Pour l’heure, une grande partie des milliers de tonnes de résidus émises par les usines de transformation québécoises bénéficie au milieu agricole, sous forme d’engrais. Le compostage est également une avenue possible. Par ailleurs, l’option des lieux d’enfouissement, où finissait une part significative des déchets marins, est progressivement abandonnée, notamment parce que le gouvernement du Québec vise l’objectif de ne plus enfouir de matières organiques dès cette année.
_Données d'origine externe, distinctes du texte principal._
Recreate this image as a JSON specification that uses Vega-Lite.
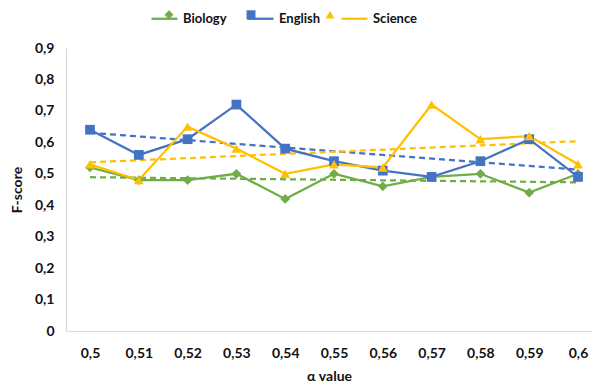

« Que ce soit par la production de chitine et de chitosane, la récupération de protéines pour l’alimentation animale ou la valorisation en tant que produit fertilisant ou biostimulant, la valorisation des coproduits marins peut se faire de différentes façons, renchérit le scientifique. Mais, il faut trouver les meilleures conditions pour que ça ait un sens pour les entreprises ‘‘émettrices’’ de ces déchets-là [les usines de transformation] et les entreprises ‘‘utilisatrices’’ en bout de parcours ».
Travail d’équipe
Originaire de Gatineau, Pierre-Olivier Morisset fait le choix de prendre pied à Gaspé en 2018. Certes, Merinov lui offre alors un poste de chercheur, mais l’attrait qu’exerce la région de par sa nature sauvage et ses montagnes enneigées pèse aussi dans la balance. « La Gaspésie a toujours été une option, voire un objectif », indique le passionné de ski alpin, notamment hors-piste.
L’été, celui qui attend un premier enfant avec sa conjointe, celle-ci native de New Richmond, pratique le rugby, un sport qu’il oeuvre à implanter dans l’Est du Québec. «Oui, je suis un gars d’hiver, mais je suis aussi un gars d’équipe», signale-t-il, faisant le parallèle entre la mise en commun des habiletés et des efforts sur le gazon, comme en laboratoire.